Poderíamos seguir com muitas outras perguntas, que nos ajudariam a elencar as diversas dificuldades da educação no espaço domiciliar, dentre elas a falta de um ambiente ricamente preparado para o processo de ensino-aprendizagem, a ausência de um corpo de educadoras/es com preparo técnico e científico para ensinar, a impossibilidade de troca de saberes, experiências e reflexões entre o coletivo escolar. Que esse momento triste e lamentável de nossa história nos ajude a pensar e a construir um futuro mais digno, mais justo e mais humano – e que esse futuro seja construído alicerçando-se na defesa radical de uma educação escolar presencial, coletiva e compartilhada, pública, gratuita, laica, inclusiva, democrática e de qualidade.

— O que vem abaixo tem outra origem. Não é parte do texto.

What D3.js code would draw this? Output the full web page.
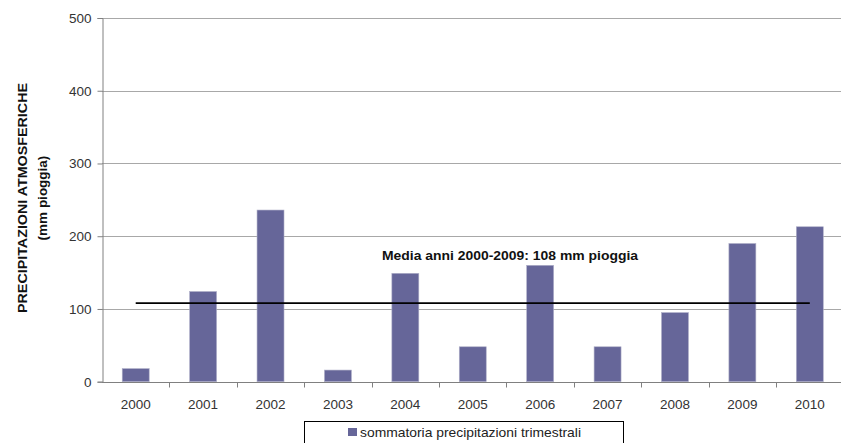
<!DOCTYPE html>
<html>
<head>
<meta charset="utf-8">
<script src="https://cdn.jsdelivr.net/npm/d3@7"></script>
<style>
  html, body { margin: 0; padding: 0; background: #fff; }
  svg { display: block; font-family: "Liberation Sans", Arial, sans-serif; }
</style>
</head>
<body>
<svg id="chart" width="841" height="443"></svg>
<script>
// Quarterly precipitation totals per year (mm)
const years = ["2000","2001","2002","2003","2004","2005","2006","2007","2008","2009","2010"];
const rainfall = [18, 124, 236, 16, 149, 48, 160, 48, 95, 190, 213];
const yTicks = [0, 100, 200, 300, 400, 500];
const meanValue = 108;
const meanLabel = "Media anni 2000-2009: 108 mm pioggia";
const yTitle = ["PRECIPITAZIONI ATMOSFERICHE", "(mm pioggia)"];
const legendLabel = "sommatoria precipitazioni trimestrali";

const svg = d3.select("#chart");
const plotLeft = 102, plotRight = 843.5, plotTop = 18, plotBottom = 381.7;

const x = d3.scaleBand().domain(years).range([plotLeft, plotRight]).paddingInner(0.6).paddingOuter(0.3);
const xb = d3.scaleBand().domain(years).range([plotLeft, plotRight]);
const y = d3.scaleLinear().domain([0, 500]).range([plotBottom, plotTop]);

// horizontal gridlines
svg.append("g").selectAll("line").data(yTicks.filter(d => d > 0)).join("line")
  .attr("x1", plotLeft).attr("x2", 841)
  .attr("y1", d => Math.round(y(d)) + 0.5).attr("y2", d => Math.round(y(d)) + 0.5)
  .attr("stroke", "#a8a8a8").attr("stroke-width", 1);

// bars
svg.append("g").selectAll("rect").data(rainfall).join("rect")
  .attr("x", (d, i) => x(years[i]))
  .attr("width", x.bandwidth())
  .attr("y", d => y(d))
  .attr("height", d => plotBottom - y(d))
  .attr("fill", "#666699")
  .attr("stroke", "#b0b0c8").attr("stroke-width", 0.6);

// y axis
const yAxis = svg.append("g").attr("transform", `translate(${plotLeft + 0.5},0)`)
  .call(d3.axisLeft(y).tickValues(yTicks).tickSize(5).tickPadding(6));
yAxis.select(".domain").attr("stroke", "#808080");
yAxis.selectAll(".tick line").attr("stroke", "#808080");
yAxis.selectAll(".tick text").attr("fill", "#333").attr("font-size", 13.5)
  .attr("font-family", "Liberation Sans, Arial, sans-serif");

// x axis with ticks on band boundaries
const xAxisG = svg.append("g").attr("transform", `translate(0,${Math.round(plotBottom) + 0.5})`);
xAxisG.append("line").attr("x1", plotLeft).attr("x2", 841).attr("stroke", "#808080");
xAxisG.selectAll("line.tk").data(years.slice(1)).join("line").attr("class", "tk")
  .attr("x1", d => Math.round(xb(d)) + 0.5).attr("x2", d => Math.round(xb(d)) + 0.5)
  .attr("y1", 0).attr("y2", 5).attr("stroke", "#808080");
xAxisG.selectAll("text").data(years).join("text")
  .attr("x", d => xb(d) + xb.bandwidth() / 2)
  .attr("y", 26)
  .attr("text-anchor", "middle")
  .attr("font-size", 13.5).attr("fill", "#333")
  .text(d => d);

// mean line
svg.append("line")
  .attr("x1", xb(years[0]) + xb.bandwidth() / 2)
  .attr("x2", xb(years[years.length - 1]) + xb.bandwidth() / 2)
  .attr("y1", y(meanValue)).attr("y2", y(meanValue))
  .attr("stroke", "#000").attr("stroke-width", 1.6);

svg.append("text")
  .attr("x", 382).attr("y", 260)
  .attr("font-size", 13.5).attr("font-weight", "bold").attr("fill", "#111")
  .attr("textLength", 256).attr("lengthAdjust", "spacingAndGlyphs")
  .text(meanLabel);

// y title
const yt = svg.append("text")
  .attr("transform", "translate(27,198) rotate(-90)")
  .attr("text-anchor", "middle")
  .attr("font-size", 13.5).attr("font-weight", "bold").attr("fill", "#111");
yt.append("tspan").attr("x", 0).attr("dy", 0).attr("textLength", 230)
  .attr("lengthAdjust", "spacingAndGlyphs").text(yTitle[0]);
yt.append("tspan").attr("x", 0).attr("dy", 20).text(yTitle[1]);

// legend
const lg = svg.append("g");
lg.append("rect").attr("x", 304.5).attr("y", 421.5).attr("width", 319).attr("height", 30)
  .attr("fill", "#fff").attr("stroke", "#000").attr("stroke-width", 1);
lg.append("rect").attr("x", 348).attr("y", 428).attr("width", 9).attr("height", 8).attr("fill", "#666699");
lg.append("text").attr("x", 360).attr("y", 437).attr("font-size", 13.5).attr("fill", "#222")
  .attr("textLength", 221).attr("lengthAdjust", "spacingAndGlyphs")
  .text(legendLabel);
</script>
</body>
</html>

Permaneceremos atentas/os a expressões e atitudes que neguem e/ou limitem os direitos das crianças e das/os adolescentes, que violem o ECA e/ou a LDBEN e que dificultem o desenvolvimento integral de nossas/os estudantes.

São Paulo, 22 de junho de 2021. 

CONSELHO REGIONAL DE PSICOLOGIA DE SÃO PAULO – CRP SP

 

#PraTodosVerem: nesta publicação há um card de fundo esverdeado, com a textura e rabiscos de uma lousa escolar. Há, também, a ilustrações de uma criança sozinha com sua mochila.